(Problem to solve) Start at the line containing "Rebuild this chart", stop at the line containing "-8.793, -8.888, -8.975]", and please reproduce every line in between, both ends included, without pictures.

[Charts and diagrams as code]
■ ■ ■

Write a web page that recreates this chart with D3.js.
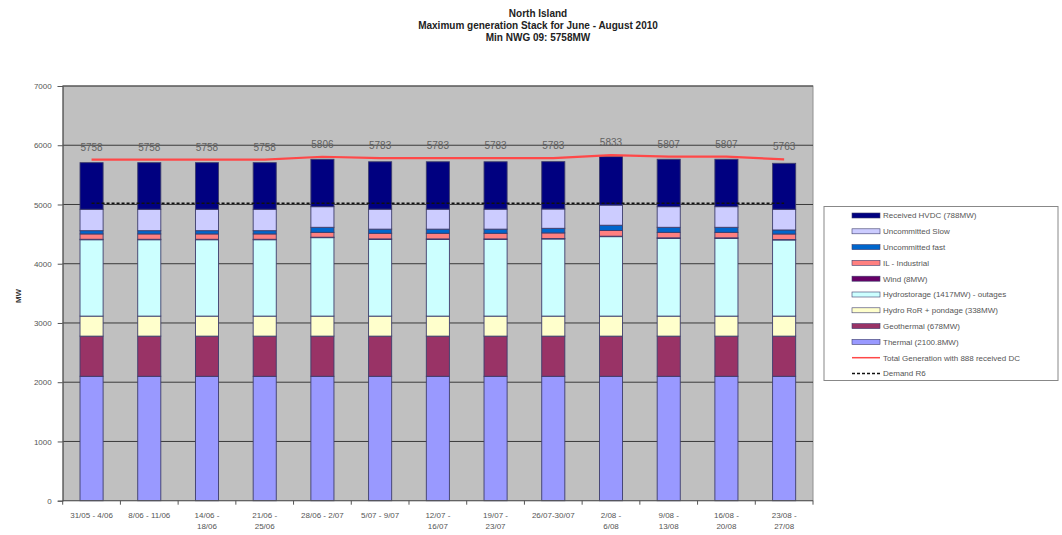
<!DOCTYPE html>
<html>
<head>
<meta charset="utf-8">
<script src="https://cdn.jsdelivr.net/npm/d3@7"></script>
<style>
  html, body { margin: 0; padding: 0; background: #fff; }
  svg { display: block; font-family: "Liberation Sans", Arial, sans-serif; }
</style>
</head>
<body>
<svg id="chart" width="1062" height="535"></svg>
<script>
// ---- data ----
const categories = ["31/05 - 4/06", "8/06 - 11/06", "14/06 - 18/06", "21/06 - 25/06", "28/06 - 2/07",
  "5/07 - 9/07", "12/07 - 16/07", "19/07 - 23/07", "26/07-30/07", "2/08 - 6/08", "9/08 - 13/08",
  "16/08 - 20/08", "23/08 - 27/08"];
const categoryLines = [["31/05 - 4/06"], ["8/06 - 11/06"], ["14/06 -", "18/06"], ["21/06 -", "25/06"], ["28/06 - 2/07"],
  ["5/07 - 9/07"], ["12/07 -", "16/07"], ["19/07 -", "23/07"], ["26/07-30/07"], ["2/08 -", "6/08"], ["9/08 -", "13/08"],
  ["16/08 -", "20/08"], ["23/08 -", "27/08"]];
const thermal      = [2100, 2100, 2100, 2100, 2100, 2100, 2100, 2100, 2100, 2100, 2100, 2100, 2100];
const geothermal   = [678, 678, 678, 678, 678, 678, 678, 678, 678, 678, 678, 678, 678];
const hydroRoR     = [338, 338, 338, 338, 338, 338, 338, 338, 338, 338, 338, 338, 338];
const hydroStorage = [1289, 1289, 1289, 1289, 1324, 1295, 1295, 1295, 1302, 1341, 1313, 1313, 1285];
const wind         = [8, 8, 8, 8, 8, 8, 8, 8, 8, 8, 8, 8, 8];
const ilIndustrial = [90, 90, 90, 90, 82, 95, 95, 95, 94, 95, 93, 93, 93];
const uncFast      = [55, 55, 55, 55, 85, 70, 70, 70, 78, 90, 85, 85, 68];
const uncSlow      = [361, 361, 361, 361, 348, 337, 337, 337, 326, 340, 348, 348, 349];
const hvdc         = [787, 787, 787, 787, 800, 800, 800, 800, 799, 817, 800, 800, 776];
const totalGen     = [5758, 5758, 5758, 5758, 5806, 5783, 5783, 5783, 5783, 5833, 5807, 5807, 5763];
const demandR6     = [5020, 5020, 5020, 5020, 5020, 5020, 5020, 5020, 5020, 5020, 5020, 5020, 5020];
const yTicks = [0, 1000, 2000, 3000, 4000, 5000, 6000, 7000];
const titleLines = ["North Island", "Maximum generation Stack for June - August 2010", "Min NWG 09: 5758MW"];

const seriesNames = ["Thermal (2100.8MW)", "Geothermal (678MW)", "Hydro RoR + pondage (338MW)",
  "Hydrostorage (1417MW) - outages", "Wind (8MW)", "IL - Industrial", "Uncommitted fast",
  "Uncommitted Slow", "Received HVDC (788MW)"];
const seriesValues = [thermal, geothermal, hydroRoR, hydroStorage, wind, ilIndustrial, uncFast, uncSlow, hvdc];
const seriesColors = ["#9999ff", "#993366", "#ffffcc", "#ccffff", "#660066", "#ff8080", "#0066cc", "#ccccff", "#000080"];

// ---- layout ----
const svg = d3.select("#chart");
const plot = { left: 62.7, right: 813, top: 86, bottom: 500.7 };

const x = d3.scaleBand().domain(categories).range([plot.left, plot.right]).paddingInner(0.6).paddingOuter(0.3);
const xStep = x.step();
const y = d3.scaleLinear().domain([0, 7000]).range([plot.bottom, plot.top]);

// title
svg.append("g").selectAll("text").data(titleLines).join("text")
  .attr("x", 538).attr("y", (d, i) => 17 + i * 12)
  .attr("text-anchor", "middle").attr("font-size", 10).attr("font-weight", "bold").attr("fill", "#222")
  .text(d => d);

// plot background
svg.append("rect").attr("x", plot.left).attr("y", plot.top)
  .attr("width", plot.right - plot.left).attr("height", plot.bottom - plot.top)
  .attr("fill", "#c0c0c0").attr("stroke", "#909090").attr("stroke-width", 1);

// gridlines
svg.append("g").selectAll("line").data(yTicks.filter(d => d > 0)).join("line")
  .attr("x1", plot.left).attr("x2", plot.right)
  .attr("y1", d => y(d)).attr("y2", d => y(d))
  .attr("stroke", "#3a3a3a").attr("stroke-width", 1);

// y axis
const yAxis = d3.axisLeft(y).tickValues(yTicks).tickSize(5).tickPadding(6).tickFormat(d3.format("d"));
const gy = svg.append("g").attr("transform", `translate(${plot.left},0)`).call(yAxis);
gy.select(".domain").attr("stroke", "#555");
gy.selectAll(".tick line").attr("stroke", "#555");
gy.selectAll(".tick text").attr("font-size", 8).attr("fill", "#555").attr("font-family", "Liberation Sans, Arial, sans-serif");

svg.append("text").attr("transform", "translate(21,296) rotate(-90)")
  .attr("text-anchor", "middle").attr("font-size", 8).attr("font-weight", "bold").attr("fill", "#333").text("MW");

// stacked bars
const stackRows = categories.map((c, i) => {
  const row = { cat: c };
  seriesNames.forEach((s, k) => { row[s] = seriesValues[k][i]; });
  return row;
});
const stacked = d3.stack().keys(seriesNames)(stackRows);

svg.append("g").selectAll("g").data(stacked).join("g")
  .attr("fill", (d, k) => seriesColors[k])
  .selectAll("rect").data(d => d).join("rect")
  .attr("x", d => x(d.data.cat))
  .attr("width", x.bandwidth())
  .attr("y", d => y(d[1]))
  .attr("height", d => y(d[0]) - y(d[1]))
  .attr("stroke", "#3d3d6c").attr("stroke-width", 0.9);

// x axis
const gx = svg.append("g").attr("transform", `translate(0,${plot.bottom})`);
gx.append("line").attr("x1", plot.left).attr("x2", plot.right).attr("y1", 0).attr("y2", 0).attr("stroke", "#555");
gx.selectAll("line.tk").data(d3.range(categories.length + 1)).join("line").attr("class", "tk")
  .attr("x1", i => plot.left + i * xStep).attr("x2", i => plot.left + i * xStep)
  .attr("y1", 0).attr("y2", 4).attr("stroke", "#555");
const xl = gx.selectAll("text").data(categories).join("text")
  .attr("x", d => x(d) + x.bandwidth() / 2)
  .attr("y", 17)
  .attr("text-anchor", "middle").attr("font-size", 8).attr("fill", "#555");
xl.each(function(d, i) {
  const t = d3.select(this);
  categoryLines[i].forEach((ln, j) => {
    t.append("tspan").attr("x", x(d) + x.bandwidth() / 2).attr("dy", j === 0 ? 0 : 11).text(ln);
  });
});

// lines
const cx = (i) => x(categories[i]) + x.bandwidth() / 2;
const lineGen = d3.line().x((d, i) => cx(i)).y(d => y(d));

svg.append("path").datum(demandR6).attr("d", lineGen)
  .attr("fill", "none").attr("stroke", "#111").attr("stroke-width", 1.6).attr("stroke-dasharray", "3,2");

svg.append("path").datum(totalGen).attr("d", lineGen)
  .attr("fill", "none").attr("stroke", "#ff4848").attr("stroke-width", 2.2);

// data labels
svg.append("g").selectAll("text").data(totalGen).join("text")
  .attr("x", (d, i) => cx(i)).attr("y", d => y(d) - 9)
  .attr("text-anchor", "middle").attr("font-size", 10).attr("fill", "#606060").text(d => d);

// legend
const legendItems = seriesNames.map((n, k) => ({ name: n, color: seriesColors[k], type: "bar" })).reverse()
  .concat([{ name: "Total Generation with 888 received DC", color: "#ff4848", type: "line" },
           { name: "Demand R6", color: "#111", type: "dash" }]);
const lg = svg.append("g");
lg.append("rect").attr("x", 824).attr("y", 206.5).attr("width", 234).attr("height", 174)
  .attr("fill", "#fff").attr("stroke", "#888").attr("stroke-width", 1);
const li = lg.selectAll("g").data(legendItems).join("g")
  .attr("transform", (d, i) => `translate(0,${215.5 + i * 15.8})`);
li.each(function(d) {
  const g = d3.select(this);
  if (d.type === "bar") {
    g.append("rect").attr("x", 852).attr("y", -2.5).attr("width", 28).attr("height", 5)
      .attr("fill", d.color).attr("stroke", "#3d3d6c").attr("stroke-width", 0.6);
  } else if (d.type === "line") {
    g.append("line").attr("x1", 852).attr("x2", 880).attr("y1", 0).attr("y2", 0)
      .attr("stroke", d.color).attr("stroke-width", 1.5);
  } else {
    g.append("line").attr("x1", 852).attr("x2", 880).attr("y1", 0).attr("y2", 0)
      .attr("stroke", d.color).attr("stroke-width", 1.6).attr("stroke-dasharray", "3,2");
  }
});
li.append("text").attr("x", 883).attr("y", 2.8).attr("font-size", 8).attr("fill", "#555").text(d => d.name);
</script>
</body>
</html>
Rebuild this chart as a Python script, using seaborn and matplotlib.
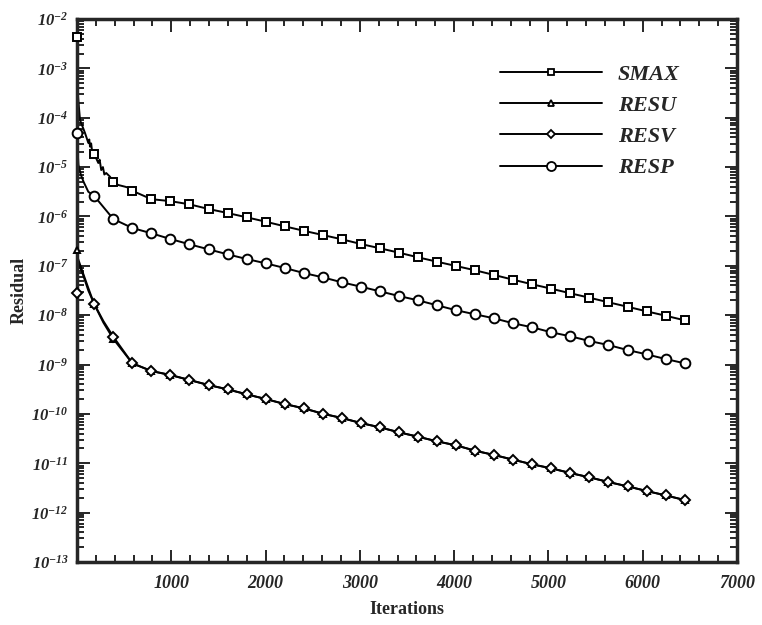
import numpy as np
import pandas as pd
import matplotlib
matplotlib.use("Agg")
import matplotlib.pyplot as plt
import seaborn as sns
from matplotlib.lines import Line2D
from matplotlib.ticker import LogLocator, FixedLocator, MultipleLocator, NullFormatter, FuncFormatter

# ---- data (log10 of residual) ----
series = ["SMAX", "RESU", "RESV", "RESP"]
markers_it = [0, 183, 385, 587, 789, 991, 1193, 1395, 1597, 1799, 2001, 2203, 2405,
              2607, 2809, 3011, 3213, 3415, 3617, 3819, 4021, 4223, 4425, 4627, 4829,
              5031, 5233, 5435, 5637, 5839, 6041, 6243, 6445]
smax_log = [-2.365, -4.735, -5.30, -5.48, -5.65, -5.69, -5.754, -5.849, -5.93, -6.017,
            -6.106, -6.20, -6.29, -6.376, -6.463, -6.558, -6.645, -6.734, -6.828, -6.917,
            -7.004, -7.091, -7.186, -7.282, -7.375, -7.464, -7.557, -7.646, -7.739,
            -7.829, -7.922, -8.011, -8.104]
resu_log = [-6.68, -7.78, -8.48, -8.975, -9.131, -9.212, -9.313, -9.415, -9.502, -9.603,
            -9.698, -9.80, -9.887, -9.996, -10.083, -10.185, -10.272, -10.373, -10.462,
            -10.556, -10.637, -10.746, -10.833, -10.928, -11.022, -11.103, -11.198, -11.285,
            -11.380, -11.467, -11.562, -11.650, -11.745]
resv_log = [-7.557, -7.774, -8.436, -8.975, -9.131, -9.212, -9.313, -9.415, -9.502, -9.603,
            -9.698, -9.80, -9.887, -9.996, -10.083, -10.185, -10.272, -10.373, -10.462,
            -10.556, -10.637, -10.746, -10.833, -10.928, -11.022, -11.103, -11.198, -11.285,
            -11.380, -11.467, -11.562, -11.650, -11.745]
resp_log = [-4.31, -5.586, -6.052, -6.234, -6.341, -6.457, -6.564, -6.666, -6.767, -6.862,
            -6.949, -7.044, -7.146, -7.233, -7.334, -7.423, -7.517, -7.612, -7.699, -7.80,
            -7.90, -7.983, -8.064, -8.165, -8.246, -8.347, -8.428, -8.523, -8.605, -8.706,
            -8.793, -8.888, -8.975]

# early (unmarked) line detail
smax_early_it = [4, 8, 14, 32, 85, 120, 130, 138, 150, 160, 173, 226, 240, 257, 275, 290, 310, 350, 438, 509, 550]
smax_early_log = [-3.2, -3.5, -3.64, -4.046, -4.31, -4.51, -4.44, -4.587, -4.52, -4.68, -4.715,
                  -4.917, -4.85, -5.06, -5.0, -5.15, -5.12, -5.195, -5.363, -5.397, -5.42]
resu_early_it = [10, 53, 120, 280]
resu_early_log = [-6.85, -7.09, -7.45, -8.15]
resv_early_it = [15, 53, 120, 280]
resv_early_log = [-6.95, -7.12, -7.5, -8.12]
resp_early_it = [5, 15, 40, 70, 120]
resp_early_log = [-4.6, -4.95, -5.15, -5.3, -5.5]

marker_style = {"SMAX": "s", "RESU": "^", "RESV": "D", "RESP": "o"}
marker_size = {"SMAX": 5.2, "RESU": 5.0, "RESV": 4.6, "RESP": 7.0}

sns.set_style("ticks")
plt.rcParams["font.family"] = ["Liberation Serif", "DejaVu Serif"]
plt.rcParams["mathtext.fontset"] = "custom"
plt.rcParams["mathtext.rm"] = "Liberation Serif:italic:bold"
plt.rcParams["mathtext.it"] = "Liberation Serif:italic:bold"
plt.rcParams["mathtext.bf"] = "Liberation Serif:italic:bold"

logs = {"SMAX": smax_log, "RESU": resu_log, "RESV": resv_log, "RESP": resp_log}
early = {"SMAX": (smax_early_it, smax_early_log), "RESU": (resu_early_it, resu_early_log),
         "RESV": (resv_early_it, resv_early_log), "RESP": (resp_early_it, resp_early_log)}

line_rows, mark_rows = [], []
for s in series:
    for it, lv in zip(markers_it, logs[s]):
        line_rows.append((s, it, 10 ** lv))
        mark_rows.append((s, it, 10 ** lv))
    for it, lv in zip(*early[s]):
        line_rows.append((s, it, 10 ** lv))
line_df = pd.DataFrame(line_rows, columns=["series", "Iterations", "Residual"]).sort_values(["series", "Iterations"])
mark_df = pd.DataFrame(mark_rows, columns=["series", "Iterations", "Residual"])

fig = plt.figure(figsize=(7.62, 6.25), dpi=100)
ax = fig.add_axes([77 / 762, 1 - 562 / 625, (737 - 77) / 762, (562 - 19) / 625])
ax.set_yscale("log")

for s in series:
    d = line_df[line_df.series == s]
    sns.lineplot(data=d, x="Iterations", y="Residual", ax=ax, color="black", lw=1.4,
                 estimator=None, sort=True, legend=False, zorder=2)
for s in series:
    d = mark_df[mark_df.series == s]
    ax.plot(d["Iterations"], d["Residual"], ls="none", marker=marker_style[s],
            ms=marker_size[s], mfc="white", mec="black", mew=1.4, zorder=3, clip_on=False)

ax.set_xlim(0, 7000)
ax.set_ylim(1e-13, 1e-2)

ax.xaxis.set_major_locator(FixedLocator([1000, 2000, 3000, 4000, 5000, 6000, 7000]))
ax.xaxis.set_minor_locator(MultipleLocator(200))
ax.yaxis.set_major_locator(LogLocator(base=10, numticks=20))
ax.yaxis.set_minor_locator(LogLocator(base=10, subs=np.arange(2, 10), numticks=20))
ax.yaxis.set_minor_formatter(NullFormatter())
ax.yaxis.set_major_formatter(FuncFormatter(lambda v, p: r"$10^{%d}$" % round(np.log10(v))))
ax.xaxis.set_major_formatter(FuncFormatter(lambda v, p: "%d" % v))

ax.tick_params(which="both", direction="in", top=True, right=True, width=1.4)
ax.tick_params(which="major", length=9)
ax.tick_params(which="minor", length=5)
ax.tick_params(axis="x", labelsize=13, pad=9)
ax.tick_params(axis="y", labelsize=12, pad=6)
for lab in ax.get_xticklabels():
    lab.set_fontstyle("italic")
    lab.set_fontweight("bold")
for sp in ax.spines.values():
    sp.set_linewidth(2.5)

ax.set_xlabel("Iterations", fontsize=13, fontweight="bold", labelpad=7)
ax.set_ylabel("Residual", fontsize=13, fontweight="bold", labelpad=3)

handles = [Line2D([0], [0], color="black", lw=1.4, marker=marker_style[s],
                  ms=marker_size[s] - 0.5, mfc="white", mec="black", mew=1.3) for s in series]
leg = ax.legend(handles, series, loc="upper left", bbox_to_anchor=(489 / 762, 1 - 53 / 625),
                bbox_transform=fig.transFigure, frameon=False, handlelength=4.6,
                handletextpad=0.7, labelspacing=0.48, borderpad=0,
                prop={"family": "Liberation Serif", "style": "italic", "weight": "bold", "size": 16})

fig.savefig("out.png", dpi=100)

■ ■ ■

(Solution for this task)
Rebuild this chart as a Python script, using seaborn and matplotlib.
import numpy as np
import pandas as pd
import matplotlib
matplotlib.use("Agg")
import matplotlib.pyplot as plt
import seaborn as sns
from matplotlib.lines import Line2D
from matplotlib.ticker import LogLocator, FixedLocator, MultipleLocator, NullFormatter, FuncFormatter

# ---- data (log10 of residual) ----
series = ["SMAX", "RESU", "RESV", "RESP"]
markers_it = [0, 183, 385, 587, 789, 991, 1193, 1395, 1597, 1799, 2001, 2203, 2405,
              2607, 2809, 3011, 3213, 3415, 3617, 3819, 4021, 4223, 4425, 4627, 4829,
              5031, 5233, 5435, 5637, 5839, 6041, 6243, 6445]
smax_log = [-2.365, -4.735, -5.30, -5.48, -5.65, -5.69, -5.754, -5.849, -5.93, -6.017,
            -6.106, -6.20, -6.29, -6.376, -6.463, -6.558, -6.645, -6.734, -6.828, -6.917,
            -7.004, -7.091, -7.186, -7.282, -7.375, -7.464, -7.557, -7.646, -7.739,
            -7.829, -7.922, -8.011, -8.104]
resu_log = [-6.68, -7.78, -8.48, -8.975, -9.131, -9.212, -9.313, -9.415, -9.502, -9.603,
            -9.698, -9.80, -9.887, -9.996, -10.083, -10.185, -10.272, -10.373, -10.462,
            -10.556, -10.637, -10.746, -10.833, -10.928, -11.022, -11.103, -11.198, -11.285,
            -11.380, -11.467, -11.562, -11.650, -11.745]
resv_log = [-7.557, -7.774, -8.436, -8.975, -9.131, -9.212, -9.313, -9.415, -9.502, -9.603,
            -9.698, -9.80, -9.887, -9.996, -10.083, -10.185, -10.272, -10.373, -10.462,
            -10.556, -10.637, -10.746, -10.833, -10.928, -11.022, -11.103, -11.198, -11.285,
            -11.380, -11.467, -11.562, -11.650, -11.745]
resp_log = [-4.31, -5.586, -6.052, -6.234, -6.341, -6.457, -6.564, -6.666, -6.767, -6.862,
            -6.949, -7.044, -7.146, -7.233, -7.334, -7.423, -7.517, -7.612, -7.699, -7.80,
            -7.90, -7.983, -8.064, -8.165, -8.246, -8.347, -8.428, -8.523, -8.605, -8.706,
            -8.793, -8.888, -8.975]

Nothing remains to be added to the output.